Longtemps négligée et source de stigmatisation, la fistule obstétricale fait aujourd’hui l’objet d’une prise en charge rigoureuse à l’hôpital de la Paix de Ziguinchor. Grâce à une équipe spécialisée et à un accompagnement multidimensionnel, les femmes touchées par cette pathologie retrouvent espoir et dignité. A l’hôpital de la Paix de Ziguinchor, les fistules obstétricales ne sont plus synonymes de fatalité. Depuis l’accréditation du Service de chirurgie en 2018-2019, les patientes sont désormais traitées sans attendre les traditionnels camps médicaux, grâce à une organisation soutenue par le ministère de la Santé. «Aujourd’hui, dès qu’une fistule est diagnostiquée, elle est prise en charge dans la semaine», affirme Dr Aboubacar Traoré, chirurgien-urologue dans le service dirigé par le Pr Boubacar Fall. Une avancée notable qui a permis une baisse significative du nombre de cas. «Lors du camp de 2022, nous avions pris en charge une vingtaine de patientes en une semaine. Désormais, nous en traitons une dizaine par an», précise-t-il.

La gratuité des soins, autrefois à la charge des patientes, a été rendue possible grâce à la Direction de la santé mère-enfant et à des partenaires tels que l’Unfpa et l’Ong Koulimaro. «Aujourd’hui, le transport, le logement et les soins sont pris en charge. Cela a vraiment facilité notre travail», se réjouit Dr Traoré, saluant aussi l’implication des «Badienou gox» dans la sensibilisation.

Les patientes viennent de toute la Casamance, attirées par la qualité des soins. L’équipe médicale est composée de six urologues dans la région dont trois à l’hôpital de la Paix : Pr Fall, Dr Traoré et Dr Modou Diop Ndiaye. «Nous recevons aussi régulièrement des médecins en spécialisation pour renforcer nos capacités», ajoute le chirurgien.

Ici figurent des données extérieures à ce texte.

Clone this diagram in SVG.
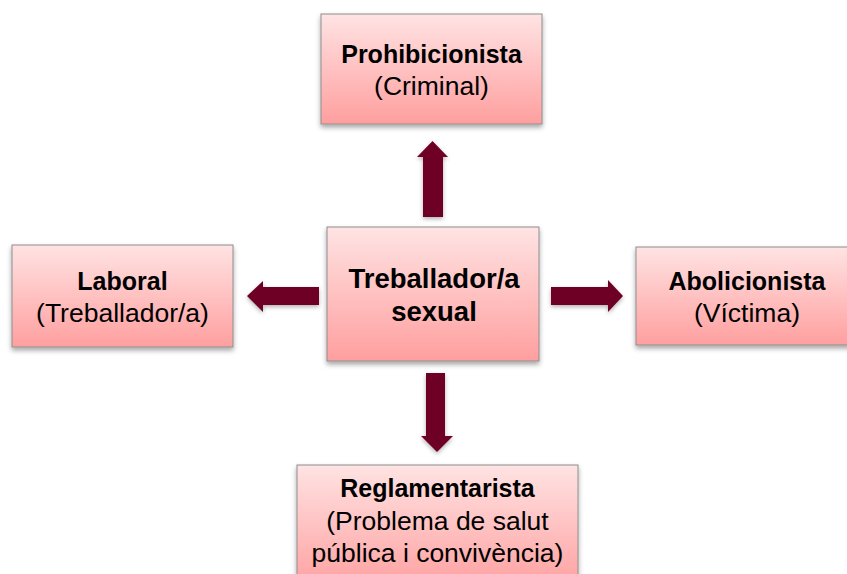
<svg xmlns="http://www.w3.org/2000/svg" width="847" height="574" viewBox="0 0 847 574">
  <defs>
    <linearGradient id="pink" x1="0" y1="0" x2="0" y2="1">
      <stop offset="0" stop-color="#FFE3E3"/>
      <stop offset="1" stop-color="#FF9F9F"/>
    </linearGradient>
    <filter id="shadow" x="-10%" y="-10%" width="120%" height="130%">
      <feDropShadow dx="0" dy="3" stdDeviation="2.5" flood-color="#000" flood-opacity="0.35"/>
    </filter>
    <filter id="ashadow" x="-20%" y="-20%" width="140%" height="140%">
      <feDropShadow dx="0" dy="2" stdDeviation="2" flood-color="#000" flood-opacity="0.3"/>
    </filter>
  </defs>
  <style>
    .box { fill: url(#pink); stroke: #8E8E8E; stroke-width: 1; filter: url(#shadow); }
    .arrow { fill: #6E0028; filter: url(#ashadow); }
    text { font-family: "Liberation Sans", Arial, sans-serif; fill: #000; text-anchor: middle; }
    .b { font-weight: bold; font-size: 25px; }
    .r { font-size: 26.5px; }
    .c { font-weight: bold; font-size: 27.5px; }
  </style>
  <rect width="847" height="574" fill="#FFFFFF"/>

  <g id="connectors">
    <polygon class="arrow" points="423,217 443,217 443,157 448,157 432.5,141 417,157 423,157"/>
    <polygon class="arrow" points="426,373 445,373 445,436 453,436 437,452 421,436 426,436"/>
    <polygon class="arrow" points="319,287 319,305 263,305 263,312 247,296 263,281 263,287"/>
    <polygon class="arrow" points="551,287 551,305 608,305 608,312 623,296 608,280 608,287"/>
  </g>

  <g id="node-center">
    <rect class="box" x="327" y="227" width="212" height="134"/>
    <text class="c" x="434" y="288">Treballador/a</text>
    <text class="c" x="434" y="321">sexual</text>
  </g>

  <g id="node-prohibicionista">
    <rect class="box" x="321" y="14" width="221" height="110"/>
    <text class="b" x="431.5" y="63">Prohibicionista</text>
    <text class="r" x="431.5" y="95">(Criminal)</text>
  </g>

  <g id="node-laboral">
    <rect class="box" x="12" y="245" width="221" height="102"/>
    <text class="b" x="122.5" y="290">Laboral</text>
    <text class="r" x="122.5" y="322">(Treballador/a)</text>
  </g>

  <g id="node-abolicionista">
    <rect class="box" x="636" y="247" width="221" height="98"/>
    <text class="b" x="747" y="290">Abolicionista</text>
    <text class="r" x="747" y="322">(Víctima)</text>
  </g>

  <g id="node-reglamentarista">
    <rect class="box" x="297" y="465" width="281" height="125"/>
    <text class="b" x="437.5" y="497">Reglamentarista</text>
    <text class="r" x="437.5" y="530">(Problema de salut</text>
    <text class="r" x="437.5" y="562">pública i convivència)</text>
  </g>
</svg>
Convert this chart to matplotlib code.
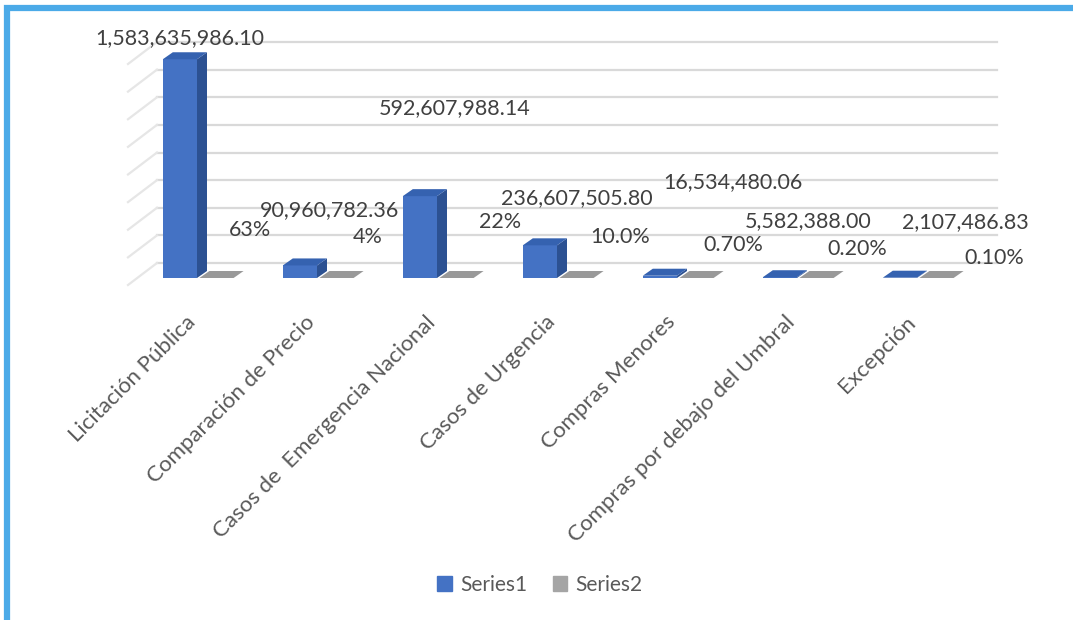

Les fistules obstétricales, responsables de cette incontinence dramatique, trouvent leur origine dans des accouchements prolongés et mal pris en charge. «Dans 95% des cas, il s’agit de fistules obstétricales liées aux trois retards : décision, transport et prise en charge dans les structures sanitaires», souligne Dr Traoré. Il explique : «Quand la vessie n’est pas vidée et que le fœtus comprime la paroi contre le bassin, cela provoque une nécrose qui crée cette communication anormale entre la vessie et le vagin.» Au-delà de la chirurgie, la réinsertion sociale est une étape cruciale. «Il ne suffit pas de fermer la fistule. Ces femmes ont souvent été rejetées. Il faut leur redonner leur dignité par la psychothérapie et l’accompagnement social», insiste le médecin, saluant le rôle des Ong dans cet accompagnement post-opératoire. Aujourd’hui, à Ziguinchor, l’espoir renaît donc pour des femmes trop longtemps marginalisées par une pathologie encore taboue. Grâce à une prise en charge humaine, gratuite et complète, elles retrouvent peu à peu leur place dans la société.